Donald Trump: Iran’s Ransom for U.S. Hostages Scheme ‘Doesn’t Happen If I’m President’

REUTERS/Handout via Reuters
REUTERS/Handout via Reuters

On Sunday, Donald Trump said the Iranian regime’s ransom-for-hostages program will not continue if he becomes president.

“Well, Iran has done it again,” Trump wrote in a tweet. “Taken two of our people and asking for a fortune for their release. This doesn’t happen if I’m president!”

Trump’s message appeared to be in response to the taking of two more U.S. citizens by the Iranian regime and their intention to extract “many billions of dollars” in exchange for their release. Father and son, Baquer and Siamak Namazi, were sentenced to ten years in prison last Tuesday and slapped with a $4.8 million fine.

Siamak, 45, was detained on October 15, 2015, during a visit to Iran. His father, Baquer, 80, was arrested on February 22, 2016. He was apparently lured to Iran over his son’s detention, which led to his arrest. Baquer’s arrest took place just six weeks after the release of Washington Post reporter Jason Rezaian, Pastor Saeed Abedini, Marine veteran Amir Hekmati and the mysterious Nosratollah Khosravi-Roodsari.

Seven Iranians held in America’s prison system were also released in that exchange, at the Iranian regime’s request, and had pardons or charges against them dropped.

The dual U.S.-Iranian citizens were reportedly part of a ransom exchange in which hundreds of millions of dollars were delivered into the clutches of the Iranian Revolutionary Guard Corps (IRGC) in exchange for the Americans captives. The Iranian regime has sentenced at least six more hostages, including the Namazis, to ten-year prison terms in the past few months.

The move is largely seen as emboldening the regime and providing it with an incentive to take more Western hostages, as indicated by the arrest of Mr. Namazi and several others since that exchange.

Iran’s Mashregh News outlet, which appears to have ties to the IRGC, wrote on Tuesday that the Iranian regime will “have to wait and see,” and that “Americans will offer several billions of dollars for their release,” referring to the Namazis.

Trump has also insisted that if he becomes president, the IRGC will no longer be able to threaten American vessels without facing dire consequences. Speaking at a rally in Florida last month, Trump said, “With Iran, when they circle our beautiful destroyers with their little boats and they make gestures at our people that they shouldn’t be allowed to make, they will be shot out of the water.”

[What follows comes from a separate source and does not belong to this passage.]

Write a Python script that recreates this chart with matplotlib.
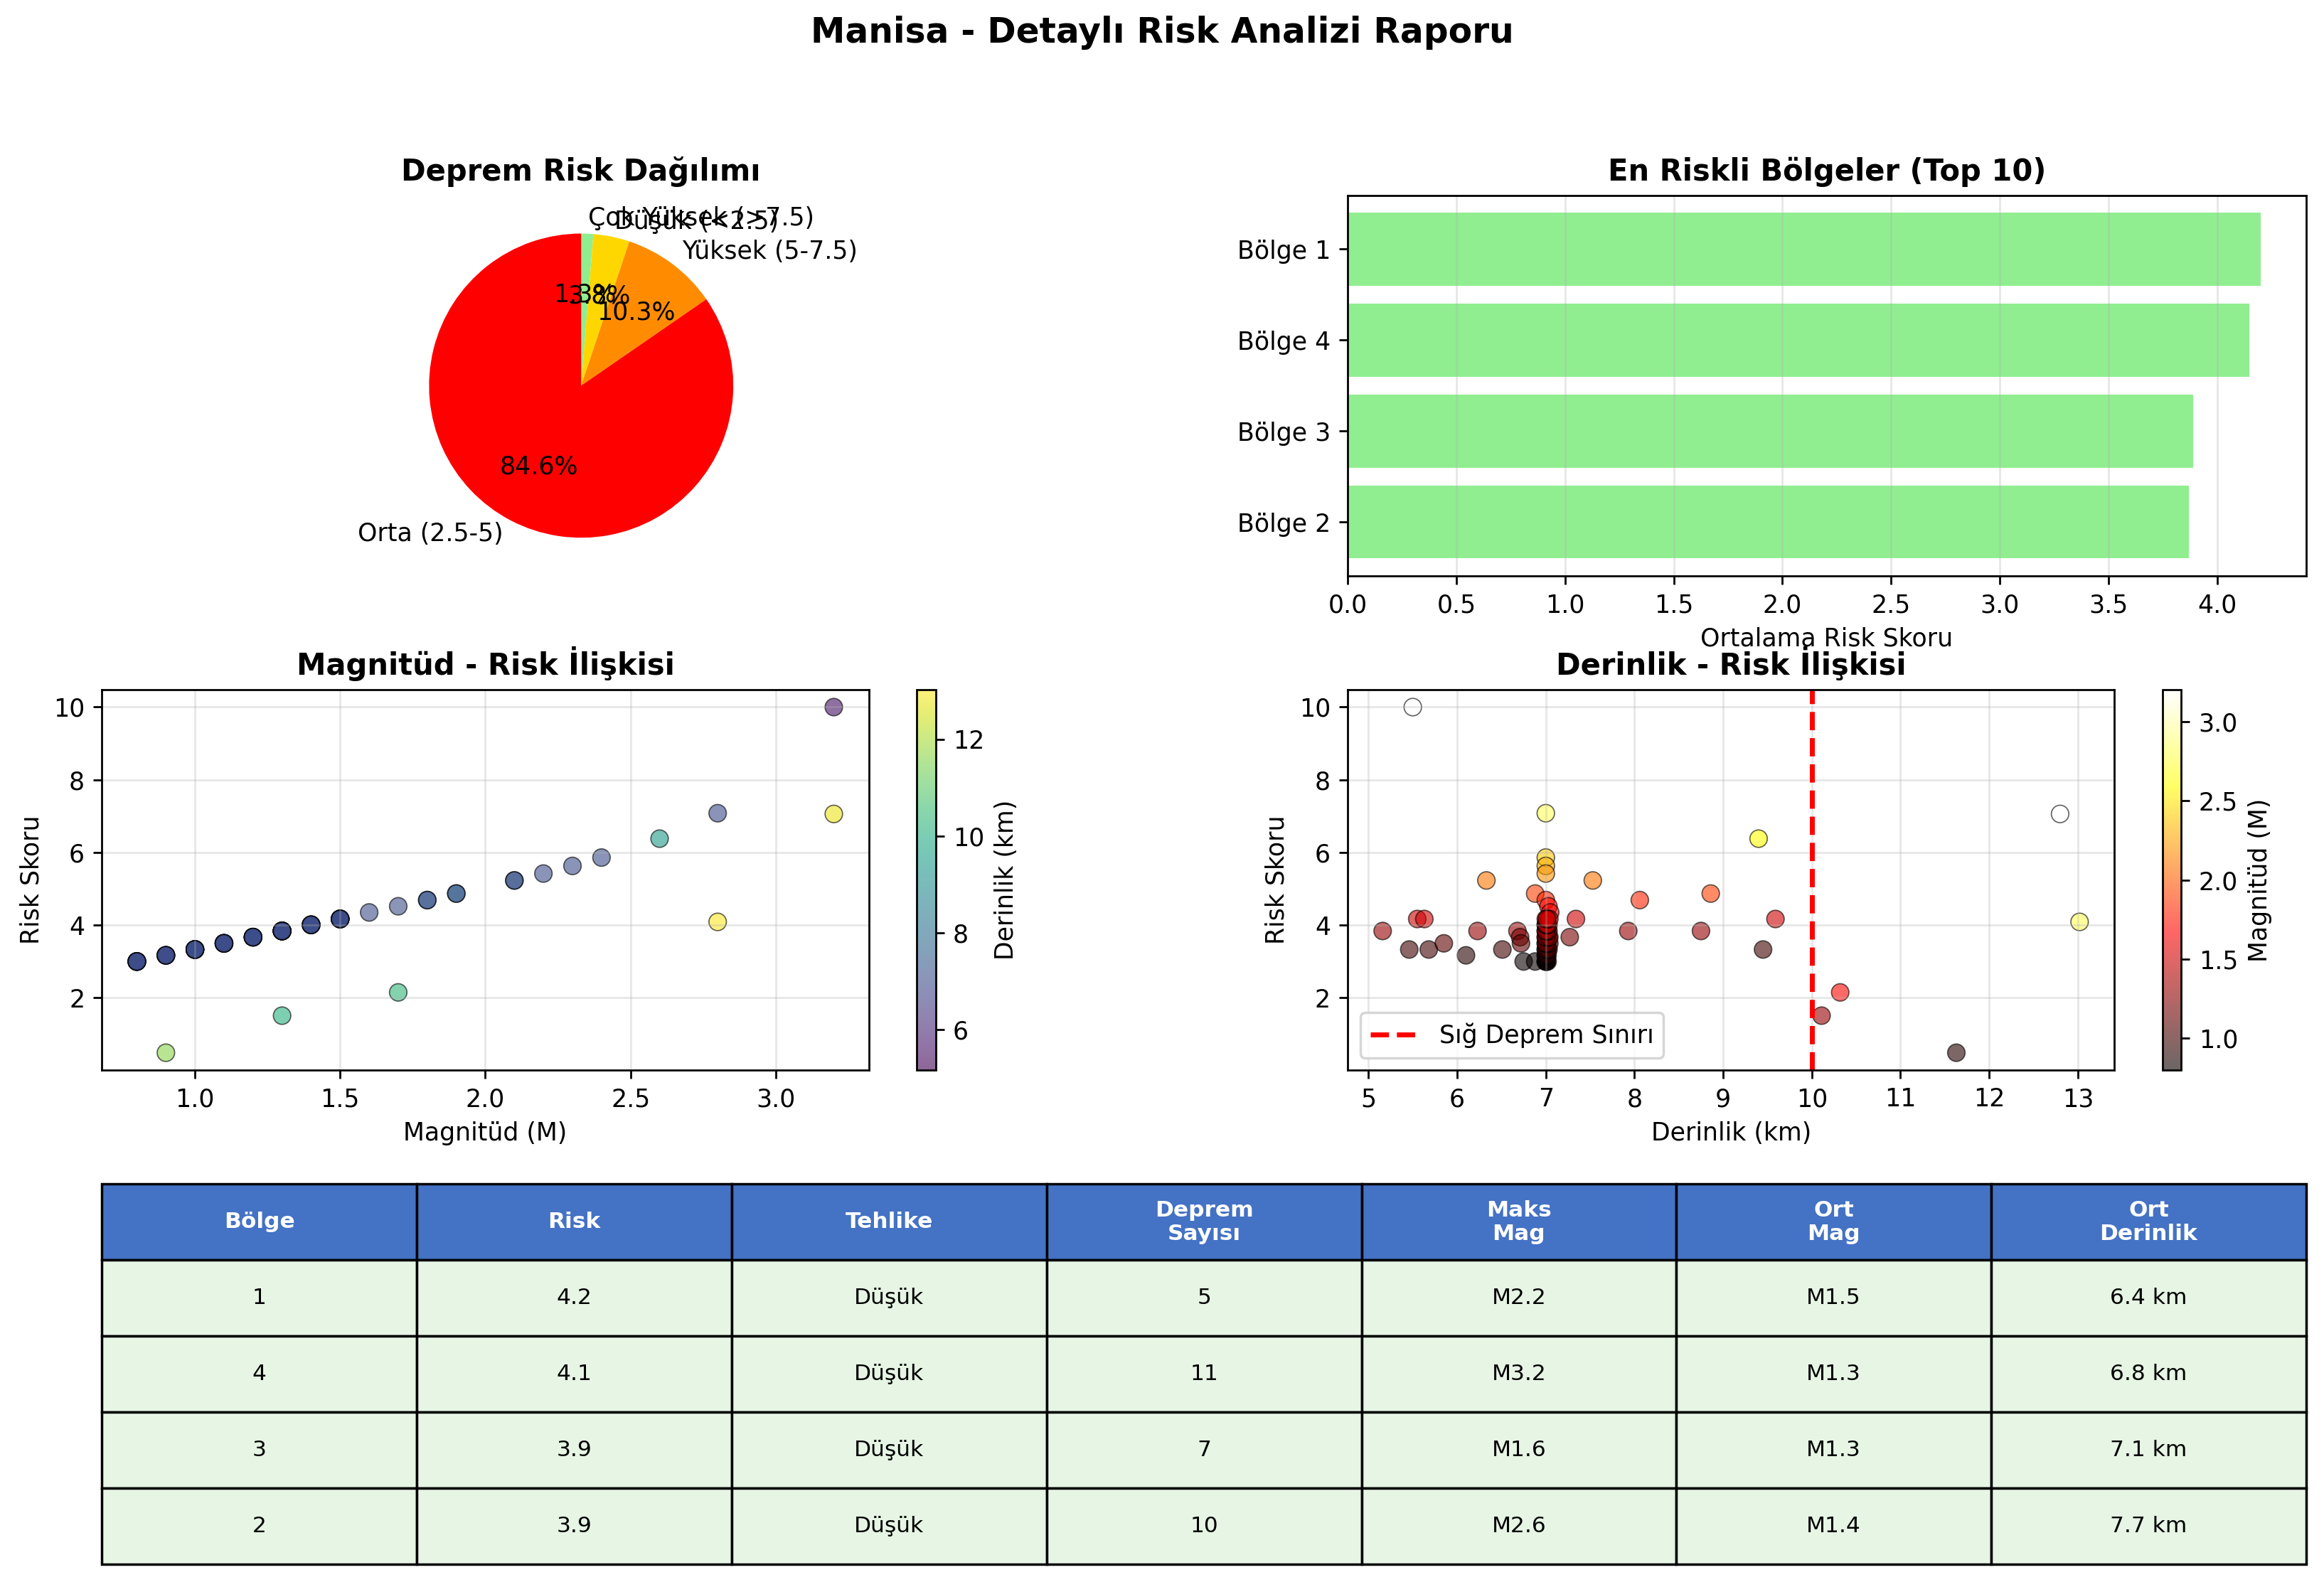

His remarks were in reference to the seizure of two U.S. Navy vessels by the IRGC in January and the subsequent detention of ten U.S. sailors who were on board those vessels located near Iran’s Farsi Island, which is home to an IRGC military base.

The high-seas spectacle took place just a few short days before Rezaian and the other U.S. hostages were released on January 16 and the United States and European nations lifted oil and financial sanctions on Iran, releasing about $100 billion of its assets in accordance with the nuclear Iran deal, otherwise known as the Joint-Comprehension Plan of Action (JCPOA).

The discourse surrounding provocations from Iran has been a consistent theme throughout the 2016 presidential race, and it is reminiscent of the 1980 presidential race between Jimmy Carter and Ronald Reagan in which the Iranian hostage crisis elevated Reagan’s lead and took him to the White House.

Carter’s deeply damaged legacy rests on the shoulders of his mishandling of the 1979 hostage crisis, which coincided with the revolution that overthrew Iran’s last Shah and replaced him with Muslim hardliner Ayatollah Ruhollah Khomeini.

Reagan beat Carter in a landslide, one year and two days after the 1979 Iranian hostage crisis began. He had started off his campaign trailing far behind Carter in the polls. But as November inched closer, he swept the election in a landslide, beating Carter by nearly ten percentage points. Current polls have Trump leading Clinton by two points, and some others have her six points ahead.

Clinton strongly endorsed the nuclear Iran deal and suggests she would take a “distrust and verify” approach to its enforcement, whereas Trump has been a vocal opponent of both the deal and the Iranian regime and has stated that he would either renegotiate or dismantle the deal altogether should he win the presidency.